* [TASK]
Do not repeat pictures. Repeat exactly the lines of the listing below from its first line through the line with "plt.rcParams['font.family'] = ['Liberation".

_____

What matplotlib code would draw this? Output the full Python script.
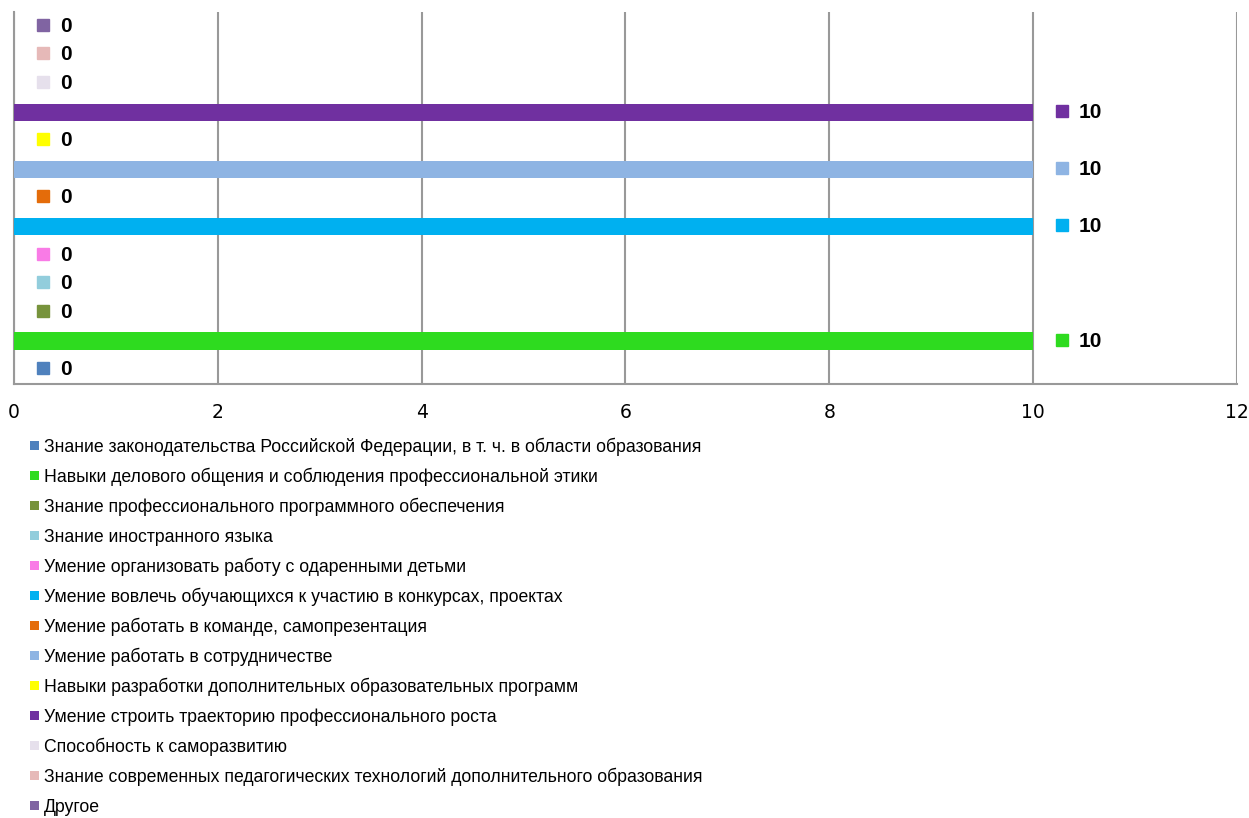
import matplotlib.pyplot as plt
from matplotlib.patches import Rectangle
from matplotlib.transforms import ScaledTranslation

plt.rcParams['font.family'] = ['Liberation Sans Narrow', 'Liberation Sans', 'DejaVu Sans']

# data
categories = [
    'Знание законодательства Российской Федерации, в т. ч. в области образования',
    'Навыки делового общения и соблюдения профессиональной этики',
    'Знание профессионального программного обеспечения',
    'Знание иностранного языка',
    'Умение организовать работу с одаренными детьми',
    'Умение вовлечь обучающихся к участию в конкурсах, проектах',
    'Умение работать в команде, самопрезентация',
    'Умение работать в сотрудничестве',
    'Навыки разработки дополнительных образовательных программ',
    'Умение строить траекторию профессионального роста',
    'Способность к саморазвитию',
    'Знание современных педагогических технологий дополнительного образования',
    'Другое',
]
values = [0, 10, 0, 0, 0, 10, 0, 10, 0, 10, 0, 0, 0]
colors = ['#4F81BD', '#2EDB1F', '#77933C', '#92CDDC', '#F97BE6', '#00B0F0',
          '#E46C0A', '#8EB4E3', '#FFFF00', '#7030A0', '#E6E0EC', '#E6B9B8', '#8064A2']
x_ticks = [0, 2, 4, 6, 8, 10, 12]

W, H = 1249, 818
fig = plt.figure(figsize=(W / 100, H / 100), dpi=100)
ax = fig.add_axes([0.0112, 0.5306, 0.9792, 0.4547])

pos = list(range(len(categories)))
ax.barh(pos, values, height=0.6, color=colors, zorder=3)

# data labels with legend keys
offset_key = ScaledTranslation(29 / 100, 1.5 / 100, fig.dpi_scale_trans)
for i, v in enumerate(values):
    ax.plot(v, i, marker='s', markersize=8.5, color=colors[i], linestyle='none',
            transform=ax.transData + offset_key, clip_on=False, zorder=4)
    ax.annotate(str(v), (v, i), xytext=(33, 0), textcoords='offset points',
                va='center', ha='left', fontsize=15, fontweight='bold')

ax.set_xlim(0, 12)
ax.set_ylim(-0.5, len(categories) - 0.5)
ax.set_xticks(x_ticks)
ax.set_xticklabels([str(t) for t in x_ticks], family=['DejaVu Sans'], fontsize=13.5)
ax.set_yticks([])
ax.tick_params(axis='x', length=0, pad=14)
ax.grid(axis='x', color='#999999', linewidth=1.5, zorder=0)
for s in ['top', 'right']:
    ax.spines[s].set_visible(False)
for s in ['left', 'bottom']:
    ax.spines[s].set_color('#999999')
    ax.spines[s].set_linewidth(1.5)

# legend below the plot, one row every 30 px
row0, step = 447, 30
for i, (name, c) in enumerate(zip(categories, colors)):
    yc = 1 - (row0 + step * i) / H
    fig.patches.append(Rectangle((30 / W, yc - 3 / H), 9 / W, 9 / H,
                                 transform=fig.transFigure, facecolor=c,
                                 edgecolor='none'))
    fig.text(44 / W, yc, name, fontsize=12.67, va='center', ha='left')

fig.savefig('out.png', dpi=100)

_____

* [OUTPUT]
What matplotlib code would draw this? Output the full Python script.
import matplotlib.pyplot as plt
from matplotlib.patches import Rectangle
from matplotlib.transforms import ScaledTranslation

plt.rcParams['font.family'] = ['Liberation Sans Narrow', 'Liberation Sans', 'DejaVu Sans']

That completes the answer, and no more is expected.